Vous êtes mon bien-aimé adoré, dans lequel j’ai la plus grande confiance et dont mon cœur s’est fait un Dieu. Mais cela ne m’empêchera pas de vous reconduire toujours partout et quelque temps qu’il fasse, telle est ma manière. Oui, mon cher petit bien-aimé, tant que tu ne m’opposeras pas de meilleures raisons que celle de ma santé, je te suivrai partout oùa je pourrai pour prolonger le bonheur d’être avec toi quelques minutes de plus. Ainsi, dorénavant, tu ne me feras plus d’objections sous prétexte de pluie et de goutte, car ma podagrerie s’arrange beaucoup mieux de ces deux inconvénients que du malheur de ne pas vous voir autant que je le voudrais.
Maintenant que c’est bien entendu, merci, mon adoré, de ta bonne parole de tout à l’heure. Je te crois, je suis heureuse et je reconnais que j’ai été très bête. Vous voyez que je m’exécute de bonne grâce et que je ne marchande pas avec ma propre stupidité. C’est que je suis si contente quand tu me prouves que j’ai tort de te soupçonner en quoi que ce soit, que, loin de chicaner sur les preuves, je les admets toutes, même celles qui démontrent le mieux mon ineptie. Qu’est-ce que cela me fait pourvu que je sois bien sûre que tu n’aimes que moi.

Juliette

BnF, Mss, NAF 16373, f. 289-290
Transcription de Bénédicte Duthion assistée de Florence Naugrette et Gérard Pouchain

a) « ou ».


Jersey, 22 mars 1853, mardi 3 h. ¾

N’oubliea pas que tu as ton cidre [1] ce soir, mon cher petit homme, et qu’il faudra que tu t’en ailles peut-être un peu plus tôt. Quant à moi je compte les minutes, c’est une noble occupation, je le sais bien, mais elle me paraîtrait plus agréable si je l’avais avec toi. Cependant, je ne veux pas te tourmenter surtout quand tu travailles, aussi je prendrai avec reconnaissance et avec joie ce que tu pourras me donner de temps. Jusque-là je vais me mettre à ton cher petit livre [2] que j’ai eu l’outrecuidance de ne pas accueillir avec le respect que je lui dois. Cette coquetterie d’une nouvelle espèce ne me va pas mieux que l’autre si jamais j’étais assez mal avisée pour user de l’une ou de l’autre sérieusement.

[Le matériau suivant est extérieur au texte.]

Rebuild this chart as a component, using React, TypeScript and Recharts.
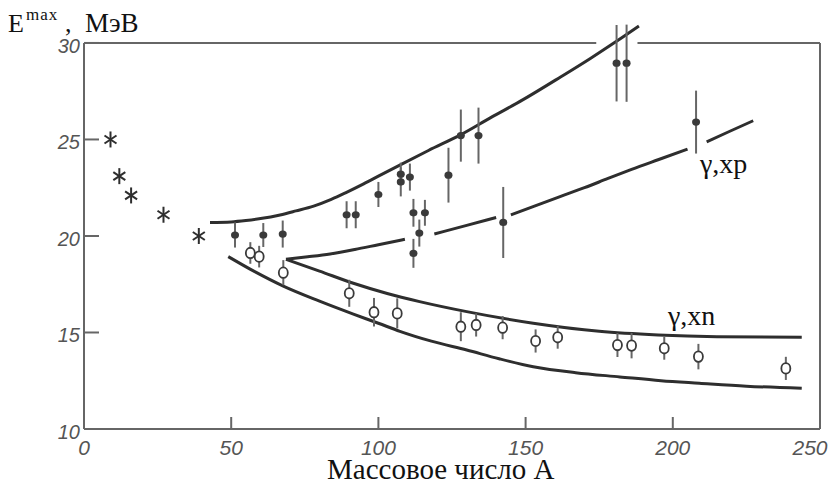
import {
  ComposedChart,
  Line,
  Scatter,
  ErrorBar,
  XAxis,
  YAxis,
  ReferenceLine,
} from "recharts";

/* ---------- данные ---------- */

// звёздочки (лёгкие ядра)
const starA = [9, 12, 16, 27, 39];
const starE = [25.0, 23.1, 22.1, 21.1, 20.0];

// тёмные точки с погрешностями
const dotA = [51.3, 60.9, 67.5, 89.2, 92.3, 100, 107.6, 107.6, 110.7, 111.9, 115.8, 113.9, 111.9, 123.8, 128, 134, 142.4, 180.9, 184.3, 207.9];
const dotE = [20.05, 20.05, 20.1, 21.1, 21.1, 22.15, 23.2, 22.8, 23.05, 21.2, 21.2, 20.15, 19.1, 23.15, 25.2, 25.2, 20.7, 28.95, 28.95, 25.9];
const dotErr = [0.65, 0.62, 0.7, 0.7, 0.7, 0.65, 0.6, 0.75, 0.7, 0.72, 0.67, 0.7, 0.75, 1.42, 1.35, 1.45, 1.84, 1.98, 2.0, 1.63];

// светлые кружки с погрешностями
const ringA = [56.5, 59.5, 67.7, 90.1, 98.5, 106.4, 128, 133.2, 142.2, 153.4, 160.9, 181.2, 186, 197.1, 208.7, 238.4];
const ringE = [19.12, 18.93, 18.1, 17.03, 16.05, 15.99, 15.3, 15.39, 15.25, 14.56, 14.75, 14.35, 14.32, 14.18, 13.75, 13.14];
const ringErr = [0.56, 0.56, 0.65, 0.7, 0.74, 0.78, 0.75, 0.6, 0.6, 0.6, 0.59, 0.62, 0.66, 0.59, 0.66, 0.6];

// верхняя огибающая
const upA = [42.8, 50, 55, 60, 66.6, 72, 78, 84, 89, 95, 100, 107.6, 117, 128, 138, 149, 162, 172, 181, 188.5];
const upE = [20.7, 20.73, 20.8, 20.9, 21.09, 21.3, 21.55, 21.9, 22.25, 22.7, 23.1, 23.7, 24.43, 25.25, 26.12, 27.05, 28.25, 29.2, 30.1, 30.88];

// кривая γ,xp (с разрывами)
const xpA = [68.6, 76, 83.6, 92, 100, 109, 114, 119, 130, 140, 142.5, 145, 153, 161.7, 170, 178, 186, 195, 205, 208, 211.5, 219, 227.3];
const xpE = [18.79, 18.92, 19.07, 19.3, 19.55, 19.83, null, 20.1, 20.55, 20.96, null, 21.09, 21.55, 22.04, 22.5, 22.98, 23.45, 23.95, 24.5, null, 24.88, 25.4, 25.97];

// кривая γ,xn
const xnA = [68.6, 80, 91.5, 103, 114, 130, 152.6, 175, 195, 215, 243.8];
const xnE = [18.79, 18.18, 17.55, 17.02, 16.6, 16.08, 15.48, 15.06, 14.87, 14.78, 14.75];

// нижняя огибающая
const lowA = [49, 58, 67.7, 80, 91.5, 100, 107.3, 118, 130, 141, 152.6, 167, 182, 196, 209, 225, 243.8];
const lowE = [18.93, 18.15, 17.4, 16.62, 15.95, 15.48, 15.06, 14.55, 14.09, 13.64, 13.23, 12.92, 12.7, 12.5, 12.37, 12.22, 12.11];

const xTicks = [0, 50, 100, 150, 200, 250];
const yTicks = [10, 15, 20, 25, 30];

const zip = (a: number[], e: (number | null)[], err?: number[]) =>
  a.map((v, i) => ({ a: v, e: e[i], err: err ? err[i] : 0 }));

const stars = zip(starA, starE);
const dots = zip(dotA, dotE, dotErr);
const rings = zip(ringA, ringE, ringErr);
const upCurve = zip(upA, upE);
const xpCurve = zip(xpA, xpE);
const xnCurve = zip(xnA, xnE);
const lowCurve = zip(lowA, lowE);

const INK = "#2e2e2e";
const FRAME = "#666";
const LABEL = "#555";
const tickFont = "'Liberation Sans', Arial, sans-serif";
const serif = "'Liberation Serif', 'Times New Roman', serif";

/* ---------- значки ---------- */

const StarMark = (p: any) => (
  <g stroke={INK} strokeWidth={2}>
    <line x1={p.cx} y1={p.cy - 8} x2={p.cx} y2={p.cy + 8} />
    <line x1={p.cx - 6} y1={p.cy - 4} x2={p.cx + 6} y2={p.cy + 4} />
    <line x1={p.cx - 6} y1={p.cy + 4} x2={p.cx + 6} y2={p.cy - 4} />
  </g>
);

const DotMark = (p: any) => <ellipse cx={p.cx} cy={p.cy} rx={4} ry={3.6} fill="#3a3a3a" />;

const RingMark = (p: any) => (
  <ellipse cx={p.cx} cy={p.cy} rx={4.5} ry={5.2} fill="#fff" stroke="#3a3a3a" strokeWidth={1.8} />
);

// подписи делений курсивом (сами деления рисует ось, внутрь рамки)
const XTick = (p: any) => (
  <text
    x={p.payload.value === 250 ? p.x - 6 : p.x}
    y={p.y + 15}
    textAnchor="middle"
    fontFamily={tickFont}
    fontStyle="italic"
    fontSize={21}
    fill={LABEL}
  >
    {p.payload.value}
  </text>
);

const YTick = (p: any) => (
  <text x={p.x} y={p.y + 10} textAnchor="end" fontFamily={tickFont} fontStyle="italic" fontSize={20} fill={LABEL}>
    {p.payload.value}
  </text>
);

export default function App() {
  return (
    <div style={{ position: "absolute", left: 0, top: 0, width: 828, height: 483, background: "#fff" }}>
      <ComposedChart width={828} height={483} margin={{ top: 14, right: 8, bottom: 24, left: 44 }}>
        <XAxis
          type="number"
          dataKey="a"
          domain={[0, 250]}
          ticks={xTicks}
          height={30}
          tickSize={-12}
          tickMargin={23}
          tick={XTick}
          axisLine={{ stroke: FRAME, strokeWidth: 2 }}
          tickLine={{ stroke: FRAME, strokeWidth: 2 }}
        />
        <YAxis
          type="number"
          dataKey="e"
          domain={[10, 31.5]}
          allowDataOverflow
          ticks={yTicks}
          width={40}
          tickSize={-15}
          tickMargin={19}
          tick={YTick}
          axisLine={false}
          tickLine={{ stroke: FRAME, strokeWidth: 2 }}
        />

        {/* рамка: слева, справа и сверху (с разрывом под кривой) */}
        <ReferenceLine segment={[{ x: 0, y: 10 }, { x: 0, y: 30 }]} stroke={FRAME} strokeWidth={2} ifOverflow="visible" />
        <ReferenceLine segment={[{ x: 250, y: 10 }, { x: 250, y: 30 }]} stroke={FRAME} strokeWidth={2} ifOverflow="visible" />
        <ReferenceLine segment={[{ x: 0, y: 30 }, { x: 174, y: 30 }]} stroke={FRAME} strokeWidth={2} ifOverflow="visible" />
        <ReferenceLine segment={[{ x: 188, y: 30 }, { x: 250, y: 30 }]} stroke={FRAME} strokeWidth={2} ifOverflow="visible" />

        {/* кривые */}
        <Line data={upCurve} dataKey="e" type="monotone" stroke={INK} strokeWidth={3} dot={false} isAnimationActive={false} />
        <Line data={xpCurve} dataKey="e" type="monotone" stroke={INK} strokeWidth={3} dot={false} connectNulls={false} isAnimationActive={false} />
        <Line data={xnCurve} dataKey="e" type="monotone" stroke={INK} strokeWidth={3} dot={false} isAnimationActive={false} />
        <Line data={lowCurve} dataKey="e" type="monotone" stroke={INK} strokeWidth={3} dot={false} isAnimationActive={false} />

        {/* точки */}
        <Scatter data={stars} dataKey="e" shape={StarMark} isAnimationActive={false} />
        <Scatter data={dots} dataKey="e" shape={DotMark} isAnimationActive={false}>
          <ErrorBar dataKey="err" direction="y" width={0} stroke="#666" strokeWidth={2} />
        </Scatter>
        <Scatter data={rings} dataKey="e" shape={RingMark} isAnimationActive={false}>
          <ErrorBar dataKey="err" direction="y" width={0} stroke="#666" strokeWidth={2} />
        </Scatter>
      </ComposedChart>

      {/* подписи */}
      <svg width={828} height={483} style={{ position: "absolute", left: 0, top: 0, pointerEvents: "none" }}>
        <g fontFamily={serif} fill="#111">
          <text x={8} y={32} fontSize={26}>E</text>
          <text x={26} y={20} fontSize={17} letterSpacing={1}>max</text>
          <text x={65} y={32} fontSize={26}>,</text>
          <text x={85} y={32} fontSize={27}>МэВ</text>
          <text x={327} y={479} fontSize={29}>Массовое число А</text>
          <text x={700} y={173} fontSize={28}>γ,xp</text>
          <text x={668} y={325} fontSize={28}>γ,xn</text>
        </g>
      </svg>
    </div>
  );
}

La réalité est que je suis trop flattée et surtout trop heureuse quand tu daignes me confier n’importe quelle petite apparence de service à te rendre. A plus fortes raisons quand c’est de la COLLABORATION POLITIQUE ET LITTÉRAIRE comme celle-ci. Aussi, je vais m’y mettre d’arrache plume, et sans même regarder le charmant petit bateau sous voile qui court des bordées devant ma fenêtre. En attendant je laisse aller mon cœur à la dérive vers vous.

Juliette

BnF, Mss, NAF 16373, f. 291-292
Transcription de Bénédicte Duthion assistée de Florence Naugrette et Gérard Pouchain

a) « oublies ».

Notes

[1D’après le Journal de l’exil ou Journal de Jersey rédigé par Juliette, « cidre » désigne un thé, une réunion ou en particulier une soirée organisée pour « les proscrits démocrates et pauvres qui résident dans l’île ».

[2Copie des manuscrits des poèmes qui seront publiés en novembre 1853 dans le recueil au titre définitif Châtiments (l’autre titre envisagé à l’origine du projet était Les Vengeresses).